Mandy explica que nove aldeias Pataxó ocupam, hoje, cerca de dois mil hectares da TI Comexatibá. “Na outra parte do território, temos sobreposição com o Parque Nacional do Descobrimento, Projetos de Assentamento Rurais e o latifúndio, que são os fazendeiros. Fora isso, existe a especulação imobiliária por parte do setor hoteleiro, porque temos mais de 23 quilômetros de praia dentro do território”.
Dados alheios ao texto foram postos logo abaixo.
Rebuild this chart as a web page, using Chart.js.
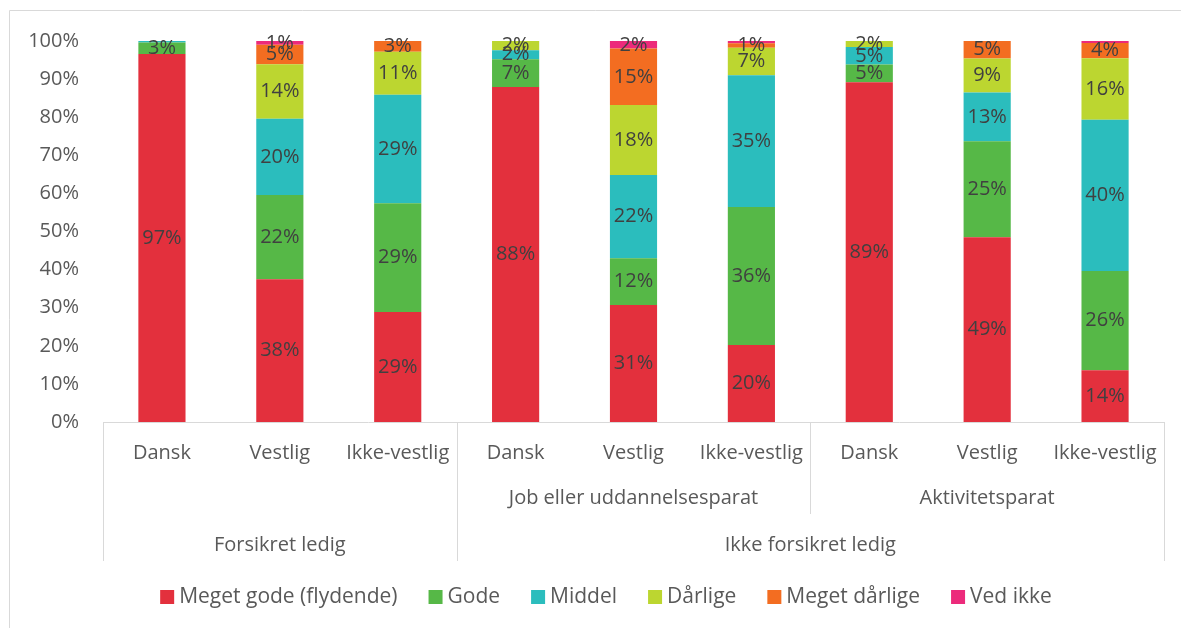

Passe o mouse sobre as terras indígenas no mapa para ver informações sobre os territórios. Clique nas propriedades para ver informações sobre as certificações.


Corrida por certificações

Antes da edição da IN 09 pela Funai, havia apenas três certificações do Sigef incidentes sobre terras indígenas na Bahia: duas na TI Comexatiba, anteriores à publicação do relatório de identificação e delimitação do território pela Funai, e outra, de 2016, apenas parcialmente sobreposta à TI Caramuru/Paraguassu, já regularizada.

Havia também outras 15 propriedades certificadas entre 2008 e 2013 pelo Sistema Nacional de Certificação de Imóveis (SNCI), antecessor do Sigef, em sobreposição com as TIs Caramuru/Paraguassu, Tumbalalá, Tupinambá de Olivença, Barra Velha do Monte Pascoal e Comexatibá.

Logo após a publicação da normativa da Funai, entretanto, as certificações de fazendas sobre terras indígenas do estado explodiram. Foram 35 apenas na semana em que a medida foi publicada, entre 22 e 30 de abril, e outras oito na semana seguinte, nos dias 5 e 6 de maio.